Toda esa fantasmagoría de cosas inverosímiles y alucinantes, que puede ser una realidad común y viviente de Norteamérica, pero que a nosotros nos parece terriblemente afectada, impresiona desastrosamente la sensible imaginación de las gentes.

El pueblo, con ese poder asimilativo asombroso que lo caracteriza y con un don de observación que no deja pasar ningún detalle, se siente verdaderamente conmovido, viviendo la vida irreal y fantástica de esos comediantes que pasan locamente por el lienzo.

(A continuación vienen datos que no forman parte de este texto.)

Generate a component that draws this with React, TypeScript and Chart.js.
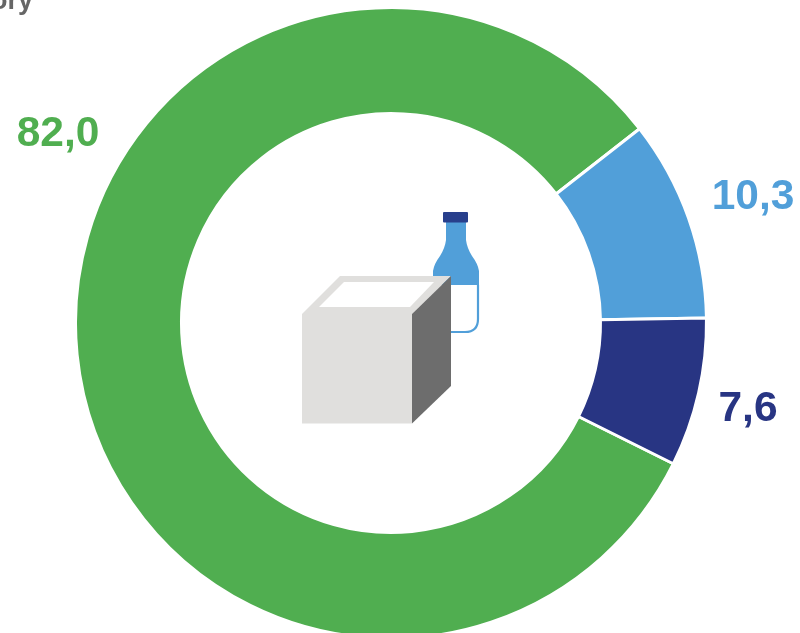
import React, { useEffect, useRef } from "react";
import { Chart, registerables } from "chart.js";

Chart.register(...registerables);

const categories = ["Solid", "Liquid", "Other"];
const values = [82.0, 10.3, 7.6];
const valueLabels = ["82,0", "10,3", "7,6"];
const colors = ["#50ae50", "#519fd9", "#283583"];
const labelCentres = [
  [58, 134],
  [753, 197],
  [748, 409],
];
const FONT = '"Liberation Sans", Arial, sans-serif';

const labelPlugin = {
  id: "sliceLabels",
  afterDraw(chart: Chart) {
    const ctx = chart.ctx;
    ctx.save();
    ctx.font = `bold 42.5px ${FONT}`;
    ctx.textAlign = "center";
    ctx.textBaseline = "middle";
    valueLabels.forEach((t, i) => {
      ctx.fillStyle = colors[i];
      ctx.fillText(t, labelCentres[i][0], labelCentres[i][1]);
    });
    ctx.font = `bold 27px ${FONT}`;
    ctx.textAlign = "right";
    ctx.textBaseline = "alphabetic";
    ctx.fillStyle = "#666666";
    ctx.fillText("ory", 33, 9);
    ctx.restore();
  },
};

export default function App() {
  const ref = useRef<HTMLCanvasElement>(null);
  useEffect(() => {
    const chart = new Chart(ref.current!, {
      type: "doughnut",
      data: {
        labels: categories,
        datasets: [
          {
            data: values,
            backgroundColor: colors,
            borderColor: "#ffffff",
            borderWidth: 3,
            hoverOffset: 0,
          },
        ],
      },
      options: {
        animation: false,
        responsive: false,
        rotation: 116.5,
        cutout: "66.4%",
        layout: { padding: { left: 0, right: 18, top: 6, bottom: 6 } },
        plugins: { legend: { display: false }, tooltip: { enabled: false } },
      },
      plugins: [labelPlugin],
    });
    return () => chart.destroy();
  }, []);

  return (
    <div style={{ position: "fixed", left: 0, top: 0, width: 800, height: 633, overflow: "hidden", background: "#fff" }}>
      <canvas ref={ref} width={800} height={646} style={{ position: "absolute", left: 0, top: 0, width: 800, height: 646 }} />
      <svg width={800} height={633} style={{ position: "absolute", left: 0, top: 0 }}>
        <path d="M446 222 H466 V240 Q467 248 472 256 Q478 264 479 271 V285 H433 V271 Q434 264 440 256 Q445 248 446 240 Z" fill="#519fd9" />
        <path d="M478 285 V319 Q478 332 465 332 H445" fill="none" stroke="#519fd9" strokeWidth={2.2} />
        <rect x={443} y={212} width={25} height={10.5} rx={1} fill="#283f8c" />
        <polygon points="302,314 340,276 451,276 412,314" fill="#e0dfdd" />
        <polygon points="319,307 344,282 434,282 410,307" fill="#ffffff" />
        <rect x={302} y={314} width={110} height={109.5} fill="#e0dfdd" />
        <polygon points="412,314 451,276 451,386 412,423.5" fill="#6d6d6d" />
      </svg>
    </div>
  );
}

Y muchos querrán después imitar las maneras y artimañas que aprendieron: aquella chica de sombrías ojeras que sólo tiene un mezquino pañolón para cubrirse el seno, ambicionará ser una sentimental princesita del Dólar; aquel desharrapado mozalbete que ya ha ido dos veces a la policía, por cosas que no quiero decir, desea, allá en sus adentros, ser hábil y temible como el facineroso manco de La máscara de los dientes blancos. Y no perderá la ocasión de ponerlo en práctica.

He aquí, pues, cómo las extravagantes películas policiacas que nos remiten por docenas de Norteamérica, se convierten en escuelas de inadaptados y malhechores (porque nunca es lo bueno lo que se imita) acicateando instintos latentes en gentes demasiado predispuestas a la criminalidad.

¿No será hora ya de que el Gobierno, como se ha hecho en Chile, en Uruguay, en Suecia, en Noruega y en muchas otras partes, reglamente la exhibición del biógrafo?5

Ya hablaremos en otra crónica de este interesante punto, porque estamos resueltos a abrir una ruda campaña contra el mal uso que suele hacerse del cinematógrafo, ese admirable prodigio de nuestro siglo.

El Espectador, “Día a día”, Bogotá, 2 de abril de 1918.

5 Biógrafo y cinematógrafo eran, en esa época, palabras sinónimas que designaban el aparato para proyectar filmes.